Conclude by asking students to review the steps of the problem solving process. Elicit from students the following key points that were taught in this lesson:
- A problem is a question that needs answering or a situation that creates difficulty.
- Everyone has problems and the ability to solve them.
- Problem solving utilizes the techniques and steps of the decision making process.
- List the steps to effective problem solving.
- Create a scenario or short story in which someone demonstrates the steps of the problem solving process.
Extensions for Lesson 1: Problem Solving Techniques
“Problems are not stop signs, they are guidelines.” —Robert Schuller
Have students create signs that represent a problem as a guideline. Ask students to share their signs with the class and explain why they represent guides to problem solving.
Addressing Multiple Learning Styles
Present students with a problem. Ask them to create a KWS chart of what they know about the problem (K), what they want to know about it (W), and possible solutions to it (S).
Have students discuss their KWS charts.
Writing in Your Journal
Have students write about whom they turn to for advice when they have a problem. Have them write a letter to that person asking for advice about a problem they have.
Have students share their letter with a partner and discuss possible solutions to their problem.
Have students create road or concept maps showing the path to solving problems. The maps should show a path from a problem to its solution and give directions that will help others solve problems. Ask students to draw and color the maps.

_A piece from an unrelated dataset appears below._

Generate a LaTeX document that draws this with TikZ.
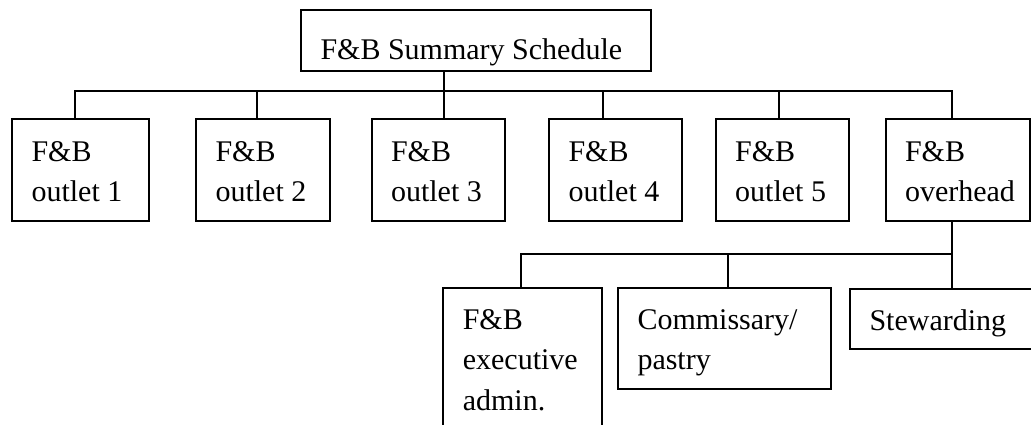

Have students present their maps on a smartboard.
Have students read “Dear Abby” or another advice column and bring in the piece they read.
Discuss a few of the questions and the advice that was given. Do students agree with the advice given? How would they advise the person in each situation?
Have students read A Whack on the Side of the Head: How You Can Be More Creative by Dr. Roger von Oech.
Have students summarize what they have read.